Lewinsohn também aponta num texto publicado pelo jornal Estadão que o Brasil tem amplo escopo de reorganizar sua terra para pastoreio se usar tecnologia para aumentar a eficiência da pecuária. “Com isso, é viável aumentar a produção brasileira sem avançar contra as paisagens naturais deixadas nas propriedades rurais”, escreveu ele.
A comunidade científica pediu por mais dois anos no máximo para uma análise científica completa do Código Florestal para promover um acordo entre toda a sociedade, não apenas entre alguns segmentos da população ou determinados interesses, de acordo com um comunicado de imprensa da agência de notícias FAPESP.

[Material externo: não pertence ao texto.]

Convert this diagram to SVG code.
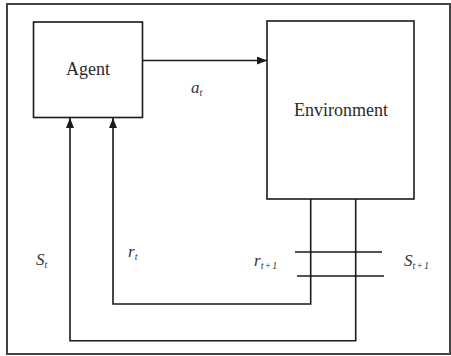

Apelações dos ambientalistas ignoradas
O Partido Verde, o Partido Socialista, e parte do Partido dos Trabalhadores contestou a votação do Código Florestal e disseram que precisavam de mais tempo para discussão. Várias vezes seus pedidos de adiamento foram negados.
Alfredo Sirki, deputado do Partido Verde, disse que teria sido possível criar um projeto de lei que simultaneamente protegesse as florestas e os ecossistemas e abordasse as preocupações do setor agrícola.
No entanto, ele disse que a lei atual não significa nenhum avanço, porque, por exemplo, deixa de oferecer incentivos econômicos para o reflorestamento. De acordo com Sirkis, nos próximos 20 anos, haverá 80 milhões de dólares no mercado internacional para créditos de carbono voltados para o reflorestamento, com a finalidade de absorver as emissões de carbono em países que não conseguem reduzir as emissões de carbono.
“Esses serviços ambientais são algo que interessa aos pequenos produtores, mas essa informação foi retida deles”, disse Sirkis, num comunicado divulgado pela Câmara dos Deputados.
Oito ex-ministros do ambiente se reuniram com a Presidente Dilma na terça-feira pouco antes da votação, pedindo-lhe para evitar que isso ocorra.
“A presidente mais uma vez reiterou seu compromisso de não permitir uma reversão na legislação ambiental brasileira”, disse a ex-ministra do Meio Ambiente, Marina Silva, num comunicado no site do Greenpeace Brasil.